These considerations speak a persuasive language to every reflecting and virtuous mind, and exhibit the continuance of the Union as a primary object of patriotic desire. Is there a doubt whether a common government can embrace so large a sphere? Let experience solve it. To listen to mere speculation in such a case were criminal. We are authorized to hope that a proper organization of the whole with the auxiliary agency of governments for the respective subdivisions, will afford a happy issue to the experiment. It is well worth a fair and full experiment. With such powerful and obvious motives to union, affecting all parts of our country, while experience shall not have demonstrated its impracticability, there will always be reason to distrust the patriotism of those who in any quarter may endeavor to weaken its bands.

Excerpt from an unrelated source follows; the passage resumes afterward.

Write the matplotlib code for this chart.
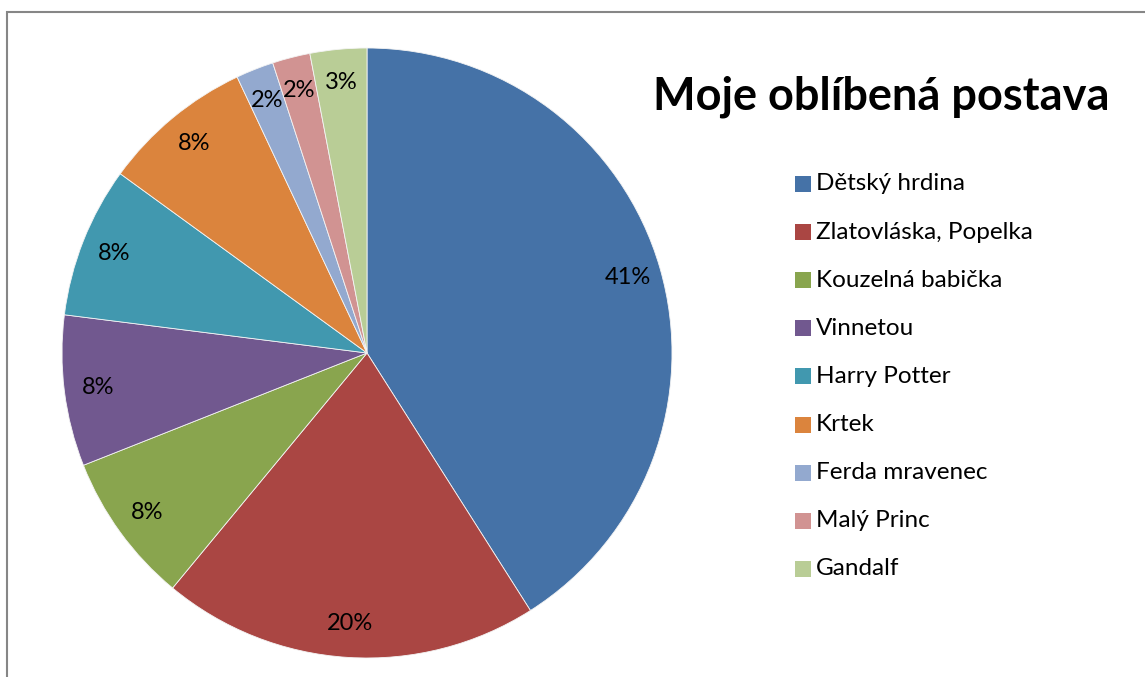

In contemplating the causes which may disturb our Union, it occurs as matter of serious concern that any ground should have been furnished for characterizing parties by geographical discriminations, Northern and Southern, Atlantic and Western; whence designing men may endeavor to excite a belief that there is a real difference of local interests and views. One of the expedients of party to acquire influence within particular districts is to misrepresent the opinions and aims of other districts. You cannot shield yourselves too much against the jealousies and heartburnings which spring from these misrepresentations; they tend to render alien to each other those who ought to be bound together by fraternal affection. The inhabitants of our Western country have lately had a useful lesson on this head; they have seen, in the negotiation by the Executive, and in the unanimous ratification by the Senate, of the treaty with Spain, and in the universal satisfaction at that event, throughout the United States, a decisive proof how unfounded were the suspicions propagated among them of a policy in the General Government and in the Atlantic States unfriendly to their interests in regard to the Mississippi; they have been witnesses to the formation of two treaties, that with Great Britain, and that with Spain, which secure to them everything they could desire, in respect to our foreign relations, towards confirming their prosperity. Will it not be their wisdom to rely for the preservation of these advantages on the Union by which they were procured ? Will they not henceforth be deaf to those advisers, if such there are, who would sever them from their brethren and connect them with aliens?

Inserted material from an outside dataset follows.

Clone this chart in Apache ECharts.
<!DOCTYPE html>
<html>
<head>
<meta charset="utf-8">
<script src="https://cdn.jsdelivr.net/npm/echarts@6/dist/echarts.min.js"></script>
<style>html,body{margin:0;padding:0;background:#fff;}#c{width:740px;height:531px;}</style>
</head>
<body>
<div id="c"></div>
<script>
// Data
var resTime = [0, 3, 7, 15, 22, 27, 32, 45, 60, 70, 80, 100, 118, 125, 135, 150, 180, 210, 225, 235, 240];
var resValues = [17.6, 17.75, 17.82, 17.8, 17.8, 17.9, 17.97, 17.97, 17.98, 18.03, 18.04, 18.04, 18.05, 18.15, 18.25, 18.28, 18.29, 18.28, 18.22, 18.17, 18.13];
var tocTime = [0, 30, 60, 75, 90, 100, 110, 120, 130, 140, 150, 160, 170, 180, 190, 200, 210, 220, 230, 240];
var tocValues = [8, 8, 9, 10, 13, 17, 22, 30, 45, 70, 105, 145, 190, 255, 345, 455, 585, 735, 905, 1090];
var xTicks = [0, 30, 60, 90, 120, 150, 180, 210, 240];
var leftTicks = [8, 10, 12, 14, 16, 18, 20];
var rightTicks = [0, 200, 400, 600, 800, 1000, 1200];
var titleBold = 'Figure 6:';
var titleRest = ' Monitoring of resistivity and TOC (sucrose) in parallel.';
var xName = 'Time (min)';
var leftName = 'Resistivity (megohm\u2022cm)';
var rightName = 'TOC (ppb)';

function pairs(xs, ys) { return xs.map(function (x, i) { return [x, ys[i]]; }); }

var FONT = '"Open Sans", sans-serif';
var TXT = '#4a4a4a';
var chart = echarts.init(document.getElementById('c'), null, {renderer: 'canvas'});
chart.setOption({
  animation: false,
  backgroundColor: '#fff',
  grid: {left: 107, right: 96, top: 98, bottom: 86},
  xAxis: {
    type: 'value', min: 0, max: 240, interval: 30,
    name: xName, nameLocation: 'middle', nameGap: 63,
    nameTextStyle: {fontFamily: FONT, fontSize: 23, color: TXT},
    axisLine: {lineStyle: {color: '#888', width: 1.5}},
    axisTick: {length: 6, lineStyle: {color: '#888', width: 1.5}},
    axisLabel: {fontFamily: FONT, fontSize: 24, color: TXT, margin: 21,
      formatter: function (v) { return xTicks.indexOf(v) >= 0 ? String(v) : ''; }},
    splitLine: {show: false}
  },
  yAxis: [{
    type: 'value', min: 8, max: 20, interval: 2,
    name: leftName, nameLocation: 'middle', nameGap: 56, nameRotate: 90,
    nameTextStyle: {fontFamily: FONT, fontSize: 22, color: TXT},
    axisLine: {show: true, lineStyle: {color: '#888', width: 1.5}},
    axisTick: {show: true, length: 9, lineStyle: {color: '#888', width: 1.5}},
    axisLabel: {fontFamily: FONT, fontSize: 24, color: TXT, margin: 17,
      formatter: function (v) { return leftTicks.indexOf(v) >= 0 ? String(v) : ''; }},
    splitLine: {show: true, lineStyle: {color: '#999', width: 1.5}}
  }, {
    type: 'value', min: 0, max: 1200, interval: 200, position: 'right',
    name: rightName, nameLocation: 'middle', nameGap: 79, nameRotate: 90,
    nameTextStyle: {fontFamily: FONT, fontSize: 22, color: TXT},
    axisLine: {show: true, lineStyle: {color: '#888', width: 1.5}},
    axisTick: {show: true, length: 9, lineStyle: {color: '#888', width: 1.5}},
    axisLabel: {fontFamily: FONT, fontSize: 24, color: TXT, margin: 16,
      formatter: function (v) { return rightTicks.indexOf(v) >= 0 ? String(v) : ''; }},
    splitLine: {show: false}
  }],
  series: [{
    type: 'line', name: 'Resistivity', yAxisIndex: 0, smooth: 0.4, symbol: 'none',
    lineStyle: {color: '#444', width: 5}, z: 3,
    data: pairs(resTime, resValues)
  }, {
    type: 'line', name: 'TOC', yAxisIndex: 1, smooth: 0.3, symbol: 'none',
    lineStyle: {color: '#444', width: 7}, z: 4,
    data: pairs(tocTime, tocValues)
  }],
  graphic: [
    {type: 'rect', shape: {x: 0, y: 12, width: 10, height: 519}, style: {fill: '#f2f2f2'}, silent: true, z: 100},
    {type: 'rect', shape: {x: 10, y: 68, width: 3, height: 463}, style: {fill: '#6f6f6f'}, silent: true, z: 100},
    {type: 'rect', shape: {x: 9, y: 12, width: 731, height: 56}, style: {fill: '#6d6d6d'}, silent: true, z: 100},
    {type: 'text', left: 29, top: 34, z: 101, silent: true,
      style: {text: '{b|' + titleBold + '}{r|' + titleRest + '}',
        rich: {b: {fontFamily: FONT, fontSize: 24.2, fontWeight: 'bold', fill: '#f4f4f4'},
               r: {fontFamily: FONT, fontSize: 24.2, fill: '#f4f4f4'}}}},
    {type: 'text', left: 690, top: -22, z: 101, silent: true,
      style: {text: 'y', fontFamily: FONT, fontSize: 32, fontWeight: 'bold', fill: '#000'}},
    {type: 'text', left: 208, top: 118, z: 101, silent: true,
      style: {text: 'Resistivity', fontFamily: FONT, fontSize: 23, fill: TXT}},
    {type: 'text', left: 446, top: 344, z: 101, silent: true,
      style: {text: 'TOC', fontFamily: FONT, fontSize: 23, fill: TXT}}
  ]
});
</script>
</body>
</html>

To the efficacy and permanency of your Union, a government for the whole is indispensable. No alliance, however strict, between the parts can be an adequate substitute; they must inevitably experience the infractions and interruptions which all alliances in all times have experienced. Sensible of this momentous truth, you have improved upon your first essay, by the adoption of a constitution of government better calculated than your former for an intimate union, and for the efficacious management of your common concerns. This government, the offspring of our own choice, uninfluenced and unawed, adopted upon full investigation and mature deliberation, completely free in its principles, in the distribution of its powers, uniting security with energy, and containing within itself a provision for its own amendment, has a just claim to your confidence and your support. Respect for its authority, compliance with its laws, acquiescence in its measures, are duties enjoined by the fundamental maxims of true liberty. The basis of our political systems is the right of the people to make and to alter their constitutions of government. But the Constitution which at any time exists, till changed by an explicit and authentic act of the whole people, is sacredly obligatory upon all. The very idea of the power and the right of the people to establish government presupposes the duty of every individual to obey the established government.

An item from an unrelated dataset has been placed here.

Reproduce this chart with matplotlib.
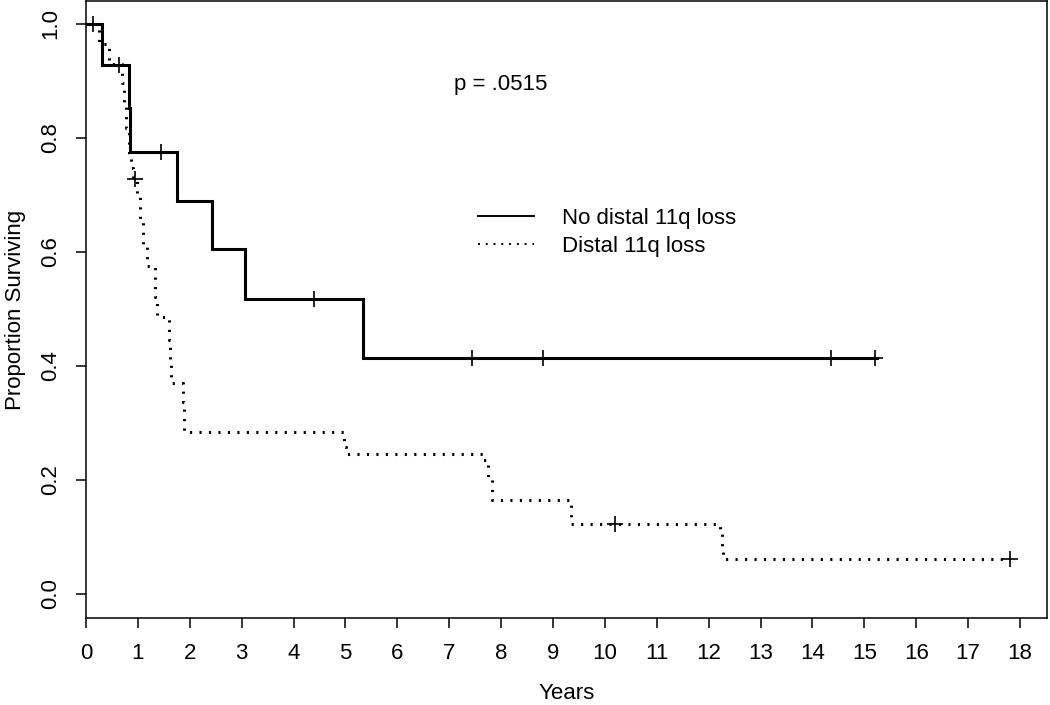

All obstructions to the execution of the laws, all combinations and associations, under whatever plausible character, with the real design to direct, control, counteract, or awe the regular deliberation and action of the constituted authorities, are destructive of this fundamental principle, and of fatal tendency. They serve to organize faction, to give it an artificial and extraordinary force; to put, in the place of the delegated will of the nation the will of a party, often a small but artful and enterprising minority of the community; and, according to the alternate triumphs of different parties, to make the public administration the mirror of the ill-concerted and incongruous projects of faction, rather than the organ of consistent and wholesome plans digested by common counsels and modified by mutual interests.

However combinations or associations of the above description may now and then answer popular ends, they are likely, in the course of time and things, to become potent engines, by which cunning, ambitious, and unprincipled men will be enabled to subvert the power of the people and to usurp for themselves the reins of government, destroying afterwards the very engines which have lifted them to unjust dominion.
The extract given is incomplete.